Rows from a dataset of charts and code:
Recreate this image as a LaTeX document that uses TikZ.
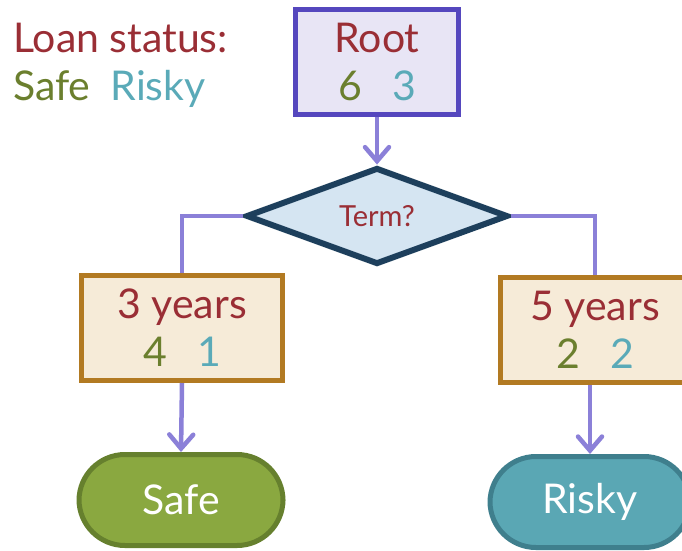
\documentclass[tikz,border=0pt]{standalone}
\usepackage{fontspec}
\setmainfont{Lato}
\usetikzlibrary{shapes.geometric,arrows.meta}

\definecolor{labelred}{HTML}{9A2E35}
\definecolor{safegreen}{HTML}{6B7F2E}
\definecolor{riskyteal}{HTML}{5AAAB8}
\definecolor{rootline}{HTML}{5547BE}
\definecolor{rootfill}{HTML}{E8E5F5}
\definecolor{linkcol}{HTML}{8B80D8}
\definecolor{qline}{HTML}{1D3F5C}
\definecolor{qfill}{HTML}{D5E5F2}
\definecolor{splitline}{HTML}{B27A22}
\definecolor{splitfill}{HTML}{F6EBD8}
\definecolor{leafgreen}{HTML}{8AA840}
\definecolor{leafgreenline}{HTML}{66802E}
\definecolor{leafteal}{HTML}{5AA7B4}
\definecolor{leaftealline}{HTML}{3F7F8D}

\newcommand{\bigtxt}{\fontsize{41}{48}\selectfont}
\newcommand{\counts}[2]{{\color{safegreen}#1}\hspace{30pt}{\color{riskyteal}#2}}

\tikzset{
  rootbox/.style={draw=rootline, fill=rootfill, line width=5pt,
    minimum width=163pt, minimum height=105pt, inner sep=0pt,
    align=center, font=\bigtxt, text=labelred},
  splitbox/.style={draw=splitline, fill=splitfill, line width=5pt,
    minimum height=105pt, inner sep=0pt,
    align=center, font=\bigtxt, text=labelred},
  question/.style={diamond, draw=qline, fill=qfill, line width=6pt,
    minimum width=262pt, minimum height=78pt, inner sep=0pt,
    font=\fontsize{29}{32}\selectfont, text=labelred},
  leaf/.style={rounded corners=46pt, line width=5pt,
    minimum height=91pt, inner sep=0pt, font=\bigtxt, text=white},
  link/.style={draw=linkcol, line width=4.5pt},
  arrowlink/.style={link, -{Straight Barb[length=14pt,width=24pt,line cap=round]}}
}

\begin{document}
\begin{tikzpicture}[x=1pt,y=-1pt]
  \useasboundingbox (0,0) rectangle (682,550);

  % legend
  \node[anchor=base west, inner sep=0pt, font=\bigtxt, text=labelred] (legendtitle) at (13,52) {Loan status:};
  \node[anchor=base west, inner sep=0pt, font=\bigtxt] (legendkeys) at (13,100)
    {{\color{safegreen}Safe}\hspace{20pt}{\color{riskyteal}Risky}};

  % tree nodes
  \node[rootbox] (root) at (377,62) {Root\\\counts{6}{3}};
  \node[question] (term) at (377,216) {Term?};
  \node[splitbox, minimum width=201pt] (three) at (182,328) {3 years\\\counts{4}{1}};
  \node[splitbox, minimum width=190pt] (five) at (595,330) {5 years\\\counts{2}{2}};
  \node[leaf, draw=leafgreenline, fill=leafgreen, minimum width=204pt] (safe) at (181,500) {Safe};
  \node[leaf, draw=leaftealline, fill=leafteal, minimum width=200pt] (risky) at (590,502) {Risky};

  % connectors
  \draw[arrowlink] (root.south) -- (term.north);
  \draw[link] (term.west) -| (three.north);
  \draw[link] (term.east) -| (five.north);
  \draw[arrowlink] (three.south) -- (safe.north);
  \draw[arrowlink] (five.south -| risky.north) -- (risky.north);
\end{tikzpicture}
\end{document}
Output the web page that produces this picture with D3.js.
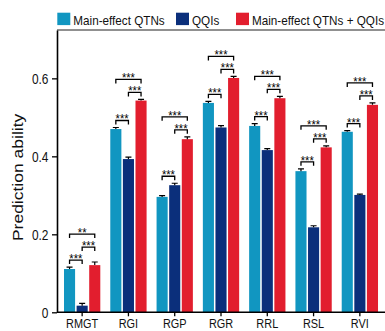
<!DOCTYPE html>
<html><head><meta charset="utf-8">
<script src="https://cdn.jsdelivr.net/npm/d3@7"></script>
<style>html,body{margin:0;padding:0;background:#fff;overflow:hidden}</style>
</head><body><svg id="c" width="385" height="331"></svg>
<script>
const categories = ["RMGT","RGI","RGP","RGR","RRL","RSL","RVI"];
const seriesNames = ["Main-effect QTNs","QQIs","Main-effect QTNs + QQIs"];
const mainQTN  = [0.111, 0.470, 0.296, 0.537, 0.478, 0.362, 0.463];
const qqi      = [0.017, 0.393, 0.326, 0.474, 0.416, 0.218, 0.301];
const combined = [0.121, 0.543, 0.444, 0.601, 0.549, 0.423, 0.532];
const mainErr  = [0.005, 0.004, 0.003, 0.004, 0.006, 0.006, 0.003];
const qqiErr   = [0.006, 0.005, 0.005, 0.005, 0.004, 0.004, 0.002];
const combErr  = [0.008, 0.003, 0.006, 0.004, 0.005, 0.004, 0.005];
const sigMainVsQQI  = ["***","***","***","***","***","***","***"];
const sigQQIVsComb  = ["***","***","***","***","***","***","***"];
const sigMainVsComb = ["**","***","***","***","***","***","***"];
const yTicks = [0, 0.2, 0.4, 0.6];
const colors = ["#1196c1", "#0b2f7b", "#e21e2e"];

const FONT = "'Liberation Sans', Arial, sans-serif";
const svg = d3.select("#c");
const L = 57, R = 385, T = 30, B = 312.3;

const y = d3.scaleLinear().domain([0, 0.724]).range([B, T]);
const x0 = d3.scaleBand().domain(categories).range([59, 383]).padding(0);
const x1 = d3.scaleBand().domain(seriesNames).range([5, 41.3]).paddingInner(0.12);

const vals = [mainQTN, qqi, combined];
const errs = [mainErr, qqiErr, combErr];
const groups = categories.map((c, i) => ({
  cat: c, i,
  bars: seriesNames.map((s, k) => ({ s, k, v: vals[k][i], e: errs[k][i] }))
}));

// frame top line
svg.append("line").attr("x1", L).attr("x2", R).attr("y1", T).attr("y2", T)
  .attr("stroke", "#222").attr("stroke-width", 1.2);

// bars
const g = svg.selectAll("g.grp").data(groups).join("g").attr("class", "grp")
  .attr("transform", d => `translate(${x0(d.cat)},0)`);
g.selectAll("rect").data(d => d.bars).join("rect")
  .attr("x", d => x1(d.s)).attr("width", x1.bandwidth())
  .attr("y", d => y(d.v)).attr("height", d => y(0) - y(d.v))
  .attr("fill", d => colors[d.k]);
// error bars
g.selectAll("path.err").data(d => d.bars).join("path").attr("class", "err")
  .attr("d", d => {
    const cx = x1(d.s) + x1.bandwidth() / 2;
    return `M${cx},${y(d.v)}V${y(d.v + d.e)}M${cx - 3},${y(d.v + d.e)}H${cx + 3}`;
  })
  .attr("stroke", "#000").attr("stroke-width", 1.2).attr("fill", "none");

// significance brackets
function bracket(sel, xa, xb, yy, label) {
  sel.append("path")
    .attr("d", `M${xa},${yy + 4}V${yy}H${xb}V${yy + 4}`)
    .attr("stroke", "#000").attr("stroke-width", 1.3).attr("fill", "none");
  sel.append("text")
    .attr("transform", `translate(${(xa + xb) / 2},${yy + 3}) scale(0.86,1)`)
    .attr("text-anchor", "middle").attr("font-family", FONT).attr("font-size", 13)
    .attr("fill", "#000").text(label);
}
g.each(function(d) {
  const sel = d3.select(this);
  const cx = d.bars.map(b => x1(b.s) + x1.bandwidth() / 2);
  const top = d.bars.map(b => y(b.v + b.e));
  const cd = Math.min(top[0], top[1]) - 7;
  const dr = Math.min(Math.min(top[1], top[2]) - 7, cd - 13);
  const cr = Math.min(dr, cd) - 13;
  bracket(sel, cx[0], cx[1], cd, sigMainVsQQI[d.i]);
  bracket(sel, cx[1], cx[2], dr, sigQQIVsComb[d.i]);
  bracket(sel, cx[0], cx[2], cr, sigMainVsComb[d.i]);
});

// y axis
const ya = svg.append("g").attr("transform", `translate(${L},0)`)
  .call(d3.axisLeft(y).tickValues(yTicks).tickSize(5).tickSizeOuter(0)
    .tickFormat(d => d === 0 ? "0" : d3.format(".1f")(d)));
ya.select(".domain").attr("stroke", "#000").attr("stroke-width", 1.6);
ya.selectAll(".tick line").attr("stroke", "#000").attr("stroke-width", 1.3);
ya.selectAll(".tick text").attr("x", null).attr("dy", "0.36em")
  .attr("transform", "translate(-8.5,0) scale(0.85,1)")
  .attr("font-family", FONT).attr("font-size", 14).attr("fill", "#111");

// x axis
const xa = svg.append("g").attr("transform", `translate(0,${B})`)
  .call(d3.axisBottom(x0).tickSize(4).tickSizeOuter(0));
xa.select(".domain").remove();
xa.append("line").attr("x1", L).attr("x2", R).attr("stroke", "#000").attr("stroke-width", 1.6);
xa.selectAll(".tick line").attr("stroke", "#000").attr("stroke-width", 1.3);
xa.selectAll(".tick text").attr("y", null).attr("dy", null)
  .attr("transform", "translate(0,15.8) scale(0.84,1)")
  .attr("font-family", FONT).attr("font-size", 13).attr("fill", "#111");

// y title
svg.append("text")
  .attr("transform", "translate(22.5,177.4) scale(0.86,1) rotate(-90)")
  .attr("text-anchor", "middle").attr("font-family", FONT).attr("font-size", 17.5)
  .attr("fill", "#111").text("Prediction ability");

// legend
const legX = [57.3, 176, 236];
const lg = svg.selectAll("g.leg").data(seriesNames).join("g").attr("class", "leg")
  .attr("transform", (d, k) => `translate(${legX[k]},12.7)`);
lg.append("rect").attr("width", 13).attr("height", 12.4).attr("fill", (d, k) => colors[k]);
lg.append("text").attr("transform", "translate(16,12) scale(0.9,1)")
  .attr("font-family", FONT).attr("font-size", 13).attr("fill", "#111").text(d => d);
</script></body></html>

[Goal]: Skip the pictures and quote each line of the entries above, from the first through the line with "(0,0) rectangle (682,550);", exactly as it appears.

[Result]:
Recreate this image as a LaTeX document that uses TikZ.
\documentclass[tikz,border=0pt]{standalone}
\usepackage{fontspec}
\setmainfont{Lato}
\usetikzlibrary{shapes.geometric,arrows.meta}

\definecolor{labelred}{HTML}{9A2E35}
\definecolor{safegreen}{HTML}{6B7F2E}
\definecolor{riskyteal}{HTML}{5AAAB8}
\definecolor{rootline}{HTML}{5547BE}
\definecolor{rootfill}{HTML}{E8E5F5}
\definecolor{linkcol}{HTML}{8B80D8}
\definecolor{qline}{HTML}{1D3F5C}
\definecolor{qfill}{HTML}{D5E5F2}
\definecolor{splitline}{HTML}{B27A22}
\definecolor{splitfill}{HTML}{F6EBD8}
\definecolor{leafgreen}{HTML}{8AA840}
\definecolor{leafgreenline}{HTML}{66802E}
\definecolor{leafteal}{HTML}{5AA7B4}
\definecolor{leaftealline}{HTML}{3F7F8D}

\newcommand{\bigtxt}{\fontsize{41}{48}\selectfont}
\newcommand{\counts}[2]{{\color{safegreen}#1}\hspace{30pt}{\color{riskyteal}#2}}

\tikzset{
  rootbox/.style={draw=rootline, fill=rootfill, line width=5pt,
    minimum width=163pt, minimum height=105pt, inner sep=0pt,
    align=center, font=\bigtxt, text=labelred},
  splitbox/.style={draw=splitline, fill=splitfill, line width=5pt,
    minimum height=105pt, inner sep=0pt,
    align=center, font=\bigtxt, text=labelred},
  question/.style={diamond, draw=qline, fill=qfill, line width=6pt,
    minimum width=262pt, minimum height=78pt, inner sep=0pt,
    font=\fontsize{29}{32}\selectfont, text=labelred},
  leaf/.style={rounded corners=46pt, line width=5pt,
    minimum height=91pt, inner sep=0pt, font=\bigtxt, text=white},
  link/.style={draw=linkcol, line width=4.5pt},
  arrowlink/.style={link, -{Straight Barb[length=14pt,width=24pt,line cap=round]}}
}

\begin{document}
\begin{tikzpicture}[x=1pt,y=-1pt]
  \useasboundingbox (0,0) rectangle (682,550);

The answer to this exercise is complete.